Muito grata à vida pelas minhas meninas e pelo seu progresso e crescimento. Muito grata por me terem escolhido para mãe e me amarem tanto. Mais grata por me ser permitido amá-las sem pudor. Intensamente. A única forma que conheço de amar.
No outro dia em conversa com uma amiga que se queixava das coisas “más” que a filha de quatro anos e meio lhe diz quando se chateia com ela ou quando tem de lhe impor regras, lembrei-me de um dos muitos momentos com a minha filha mais velha.
Dizia-me a minha amiga que no auge de uma birra a filha lhe disse: “Qualquer dia vou-me embora desta casa”. E eu lembrei-me.

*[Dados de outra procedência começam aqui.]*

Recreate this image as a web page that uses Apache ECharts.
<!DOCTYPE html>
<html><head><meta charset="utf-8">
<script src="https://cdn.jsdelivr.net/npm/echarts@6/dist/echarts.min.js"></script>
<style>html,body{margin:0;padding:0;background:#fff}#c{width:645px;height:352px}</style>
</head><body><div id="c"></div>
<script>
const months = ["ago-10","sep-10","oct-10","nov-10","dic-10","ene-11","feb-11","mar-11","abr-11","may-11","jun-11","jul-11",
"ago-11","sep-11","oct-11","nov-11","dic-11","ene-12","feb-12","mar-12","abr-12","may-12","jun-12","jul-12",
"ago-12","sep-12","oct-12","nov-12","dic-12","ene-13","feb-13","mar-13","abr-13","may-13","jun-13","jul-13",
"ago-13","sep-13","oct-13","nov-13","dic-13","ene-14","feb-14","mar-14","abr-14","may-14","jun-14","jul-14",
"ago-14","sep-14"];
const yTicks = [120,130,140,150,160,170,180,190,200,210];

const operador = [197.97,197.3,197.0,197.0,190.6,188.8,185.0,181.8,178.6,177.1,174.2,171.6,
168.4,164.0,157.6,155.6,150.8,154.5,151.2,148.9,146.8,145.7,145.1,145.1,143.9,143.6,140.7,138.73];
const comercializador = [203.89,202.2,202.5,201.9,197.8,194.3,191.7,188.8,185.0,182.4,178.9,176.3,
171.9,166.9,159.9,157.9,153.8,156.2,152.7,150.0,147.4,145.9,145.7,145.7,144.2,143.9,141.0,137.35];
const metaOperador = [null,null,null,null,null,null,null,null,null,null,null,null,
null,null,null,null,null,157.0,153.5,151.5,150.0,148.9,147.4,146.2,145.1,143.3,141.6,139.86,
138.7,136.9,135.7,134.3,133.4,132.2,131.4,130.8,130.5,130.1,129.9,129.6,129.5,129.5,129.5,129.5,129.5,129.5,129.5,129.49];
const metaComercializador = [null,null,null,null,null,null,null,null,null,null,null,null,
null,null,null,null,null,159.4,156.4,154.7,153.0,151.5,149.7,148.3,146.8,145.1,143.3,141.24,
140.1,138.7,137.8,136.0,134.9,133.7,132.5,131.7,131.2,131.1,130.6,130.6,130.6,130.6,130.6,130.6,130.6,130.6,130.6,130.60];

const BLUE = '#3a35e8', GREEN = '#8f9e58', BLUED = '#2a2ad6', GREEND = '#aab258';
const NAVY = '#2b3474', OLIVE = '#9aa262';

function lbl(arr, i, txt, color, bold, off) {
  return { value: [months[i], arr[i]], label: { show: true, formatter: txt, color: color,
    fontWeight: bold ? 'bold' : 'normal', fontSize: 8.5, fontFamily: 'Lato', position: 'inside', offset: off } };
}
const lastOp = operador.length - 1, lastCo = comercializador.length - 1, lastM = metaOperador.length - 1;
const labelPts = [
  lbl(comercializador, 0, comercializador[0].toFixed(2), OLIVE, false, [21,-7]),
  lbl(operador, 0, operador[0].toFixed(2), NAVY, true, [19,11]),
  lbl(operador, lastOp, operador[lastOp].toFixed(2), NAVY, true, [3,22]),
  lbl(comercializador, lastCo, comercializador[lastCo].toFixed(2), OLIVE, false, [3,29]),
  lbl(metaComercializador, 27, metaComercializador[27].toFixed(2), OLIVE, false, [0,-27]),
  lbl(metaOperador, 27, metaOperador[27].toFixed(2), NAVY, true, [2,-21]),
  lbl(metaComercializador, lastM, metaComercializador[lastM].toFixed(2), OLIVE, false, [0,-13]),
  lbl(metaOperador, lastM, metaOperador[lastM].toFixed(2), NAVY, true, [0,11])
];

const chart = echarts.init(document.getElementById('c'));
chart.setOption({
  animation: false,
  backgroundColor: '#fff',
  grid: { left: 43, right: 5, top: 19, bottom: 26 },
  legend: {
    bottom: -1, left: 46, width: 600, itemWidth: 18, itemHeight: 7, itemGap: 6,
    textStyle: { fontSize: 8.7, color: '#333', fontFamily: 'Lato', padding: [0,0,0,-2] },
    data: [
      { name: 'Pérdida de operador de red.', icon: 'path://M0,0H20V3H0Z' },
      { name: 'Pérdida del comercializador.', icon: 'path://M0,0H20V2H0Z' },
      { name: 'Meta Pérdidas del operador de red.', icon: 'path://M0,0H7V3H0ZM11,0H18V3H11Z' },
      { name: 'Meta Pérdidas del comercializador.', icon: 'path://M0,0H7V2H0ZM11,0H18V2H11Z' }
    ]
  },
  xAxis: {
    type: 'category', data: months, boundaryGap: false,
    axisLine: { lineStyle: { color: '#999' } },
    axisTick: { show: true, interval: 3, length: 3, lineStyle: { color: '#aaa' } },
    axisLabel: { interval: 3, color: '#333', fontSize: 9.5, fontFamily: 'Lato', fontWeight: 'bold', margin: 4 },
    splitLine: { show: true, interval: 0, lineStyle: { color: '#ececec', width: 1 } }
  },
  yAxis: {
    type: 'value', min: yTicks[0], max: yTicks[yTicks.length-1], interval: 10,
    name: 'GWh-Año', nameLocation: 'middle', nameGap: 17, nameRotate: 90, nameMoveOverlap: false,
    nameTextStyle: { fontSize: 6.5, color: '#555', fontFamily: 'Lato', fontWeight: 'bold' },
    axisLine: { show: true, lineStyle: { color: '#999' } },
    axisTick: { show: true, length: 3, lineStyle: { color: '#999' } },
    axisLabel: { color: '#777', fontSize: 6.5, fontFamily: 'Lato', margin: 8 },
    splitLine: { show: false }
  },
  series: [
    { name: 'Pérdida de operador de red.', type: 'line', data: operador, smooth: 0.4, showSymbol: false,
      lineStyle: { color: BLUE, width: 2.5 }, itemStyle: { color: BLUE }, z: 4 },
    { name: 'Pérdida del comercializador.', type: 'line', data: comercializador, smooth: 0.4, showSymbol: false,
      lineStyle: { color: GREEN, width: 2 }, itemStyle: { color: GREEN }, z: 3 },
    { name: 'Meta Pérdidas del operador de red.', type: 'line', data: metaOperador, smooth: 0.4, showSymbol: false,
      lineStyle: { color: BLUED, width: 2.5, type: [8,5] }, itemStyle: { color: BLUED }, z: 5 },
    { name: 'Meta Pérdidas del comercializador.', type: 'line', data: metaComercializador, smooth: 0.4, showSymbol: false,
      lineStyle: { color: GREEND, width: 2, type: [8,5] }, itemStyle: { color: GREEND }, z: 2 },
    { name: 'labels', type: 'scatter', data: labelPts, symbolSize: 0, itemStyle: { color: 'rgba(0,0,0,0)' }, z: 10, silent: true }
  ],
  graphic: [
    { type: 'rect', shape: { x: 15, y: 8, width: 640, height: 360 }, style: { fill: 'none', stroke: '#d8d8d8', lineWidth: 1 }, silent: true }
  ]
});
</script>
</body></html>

Estávamos a ter uma discussão, eu e a Sara, não me lembro sobre o quê, quando a pirralha, para aí com uns três anos se virou para mim, toda decidida e diz: “Quero-me ir embora desta casa”.
“Queres? Está bem. Anda lá que eu ajudo-te a fazer a mala. Vais para onde?”, perguntei-lhe.

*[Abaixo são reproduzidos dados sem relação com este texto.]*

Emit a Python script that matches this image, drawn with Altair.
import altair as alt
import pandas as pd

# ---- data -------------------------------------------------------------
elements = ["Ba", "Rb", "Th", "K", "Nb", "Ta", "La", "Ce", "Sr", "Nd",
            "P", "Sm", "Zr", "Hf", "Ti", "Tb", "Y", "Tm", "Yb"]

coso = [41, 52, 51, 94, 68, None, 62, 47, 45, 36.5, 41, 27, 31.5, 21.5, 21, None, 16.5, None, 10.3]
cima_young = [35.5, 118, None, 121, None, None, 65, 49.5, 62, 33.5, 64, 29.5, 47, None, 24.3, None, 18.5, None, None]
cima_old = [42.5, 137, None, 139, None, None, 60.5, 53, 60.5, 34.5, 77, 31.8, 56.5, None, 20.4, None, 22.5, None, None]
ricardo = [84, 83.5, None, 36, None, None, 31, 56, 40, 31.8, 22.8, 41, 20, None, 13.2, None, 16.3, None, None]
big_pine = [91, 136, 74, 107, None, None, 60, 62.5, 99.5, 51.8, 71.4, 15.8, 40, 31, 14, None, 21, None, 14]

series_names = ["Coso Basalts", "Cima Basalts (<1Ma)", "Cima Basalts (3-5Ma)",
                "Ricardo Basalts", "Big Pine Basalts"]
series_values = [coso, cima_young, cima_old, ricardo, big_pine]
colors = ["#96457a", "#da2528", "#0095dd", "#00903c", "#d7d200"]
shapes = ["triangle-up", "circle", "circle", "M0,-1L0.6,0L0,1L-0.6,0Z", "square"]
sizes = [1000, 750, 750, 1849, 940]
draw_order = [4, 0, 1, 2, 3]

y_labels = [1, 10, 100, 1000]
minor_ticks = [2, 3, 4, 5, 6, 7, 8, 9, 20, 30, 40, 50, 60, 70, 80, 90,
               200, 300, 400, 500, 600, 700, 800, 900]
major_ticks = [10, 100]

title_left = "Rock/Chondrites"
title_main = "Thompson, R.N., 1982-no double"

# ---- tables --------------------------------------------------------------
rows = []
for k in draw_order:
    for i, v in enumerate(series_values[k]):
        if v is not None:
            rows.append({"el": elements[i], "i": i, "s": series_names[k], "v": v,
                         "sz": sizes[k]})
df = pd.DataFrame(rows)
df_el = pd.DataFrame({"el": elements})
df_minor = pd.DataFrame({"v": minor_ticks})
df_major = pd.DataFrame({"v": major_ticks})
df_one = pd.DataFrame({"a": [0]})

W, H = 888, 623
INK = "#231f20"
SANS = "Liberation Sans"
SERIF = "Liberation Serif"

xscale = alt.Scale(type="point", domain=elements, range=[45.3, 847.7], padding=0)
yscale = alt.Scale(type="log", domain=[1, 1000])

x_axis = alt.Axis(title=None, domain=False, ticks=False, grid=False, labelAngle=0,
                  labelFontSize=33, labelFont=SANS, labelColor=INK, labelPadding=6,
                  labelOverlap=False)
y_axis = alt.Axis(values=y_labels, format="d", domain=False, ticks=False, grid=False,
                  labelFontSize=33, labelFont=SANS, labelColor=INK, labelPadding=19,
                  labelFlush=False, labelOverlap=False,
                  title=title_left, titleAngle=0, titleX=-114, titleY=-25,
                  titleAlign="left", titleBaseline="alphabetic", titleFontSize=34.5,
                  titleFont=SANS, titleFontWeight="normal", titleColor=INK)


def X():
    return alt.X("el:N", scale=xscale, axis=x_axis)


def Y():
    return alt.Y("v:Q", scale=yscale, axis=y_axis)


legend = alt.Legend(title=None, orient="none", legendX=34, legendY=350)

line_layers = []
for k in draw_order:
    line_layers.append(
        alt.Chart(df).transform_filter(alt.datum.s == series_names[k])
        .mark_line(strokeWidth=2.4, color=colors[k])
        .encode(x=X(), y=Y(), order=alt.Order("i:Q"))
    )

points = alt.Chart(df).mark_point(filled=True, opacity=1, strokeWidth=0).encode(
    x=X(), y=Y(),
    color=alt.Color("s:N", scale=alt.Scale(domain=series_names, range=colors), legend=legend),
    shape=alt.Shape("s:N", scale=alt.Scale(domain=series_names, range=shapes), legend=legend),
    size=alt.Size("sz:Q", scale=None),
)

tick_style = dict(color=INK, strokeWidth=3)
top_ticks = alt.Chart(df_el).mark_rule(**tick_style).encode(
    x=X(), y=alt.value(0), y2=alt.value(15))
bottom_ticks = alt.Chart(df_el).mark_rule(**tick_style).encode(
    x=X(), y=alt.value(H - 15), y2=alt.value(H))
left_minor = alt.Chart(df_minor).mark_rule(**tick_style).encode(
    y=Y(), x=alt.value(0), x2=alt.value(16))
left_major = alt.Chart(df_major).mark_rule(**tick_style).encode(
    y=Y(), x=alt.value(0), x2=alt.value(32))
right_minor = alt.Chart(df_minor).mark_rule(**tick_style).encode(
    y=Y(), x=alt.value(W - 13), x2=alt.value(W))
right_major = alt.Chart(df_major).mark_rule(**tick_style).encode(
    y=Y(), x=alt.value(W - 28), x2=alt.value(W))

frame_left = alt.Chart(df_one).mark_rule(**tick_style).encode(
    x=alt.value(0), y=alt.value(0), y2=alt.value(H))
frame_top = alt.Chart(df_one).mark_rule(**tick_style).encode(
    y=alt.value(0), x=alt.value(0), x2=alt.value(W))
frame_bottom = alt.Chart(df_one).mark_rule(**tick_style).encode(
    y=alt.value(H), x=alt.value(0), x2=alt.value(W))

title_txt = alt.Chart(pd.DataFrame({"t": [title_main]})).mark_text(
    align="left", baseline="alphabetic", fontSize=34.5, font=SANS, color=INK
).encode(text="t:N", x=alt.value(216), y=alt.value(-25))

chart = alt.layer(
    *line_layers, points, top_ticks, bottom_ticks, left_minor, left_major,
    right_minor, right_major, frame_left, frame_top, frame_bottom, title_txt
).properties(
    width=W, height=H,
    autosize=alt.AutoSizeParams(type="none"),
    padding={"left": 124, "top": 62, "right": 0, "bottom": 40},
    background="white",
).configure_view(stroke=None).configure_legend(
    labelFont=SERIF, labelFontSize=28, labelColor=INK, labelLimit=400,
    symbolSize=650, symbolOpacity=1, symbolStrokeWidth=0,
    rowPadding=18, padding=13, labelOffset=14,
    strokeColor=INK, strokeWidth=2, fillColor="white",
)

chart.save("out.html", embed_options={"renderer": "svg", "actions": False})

“Vou para casa da avó”, que morava no andar de baixo, respondeu, toda cheia de estilo.
“Não, para casa da avó não pode ser, que a avó não pode ficar lá contigo, tens de ir para outro sítio qualquer”, fui-lhe dizendo enquanto lhe metia umas roupas numa mochila.
Abri-lhe a porta, dei-lhe a mochila e um beijinho e fiquei a vê-la a descer a escada, a olhar por cima do ombro para ver se eu a estava a ver ou se ia atrás dela. Fui-lhe dizendo adeus e quando ela acabou de descer a escada desci também para ver até onde ela ia. Ainda pôs a mão no puxador do portão para o abrir, mas depois começou a vacilar, sentou-se no degrau a fazer beicinho, com ar de quem não sabia muito bem o que fazer à vida.
Cheguei ao pé dela e disse-lhe: “Então não ias embora?”.
Pensam que ela deu o bracinho a torcer? Nem pensar nisso ou não fosse ela minha filha: “Acho que vou só amanhã. Esqueci-me de umas coisas…”.
Voltámos para casa, desfizemos a mochila e nunca mais falámos no assunto, mas também nunca mais me ameaçou que fugia de casa. Deve ter ficado a pensar no caso.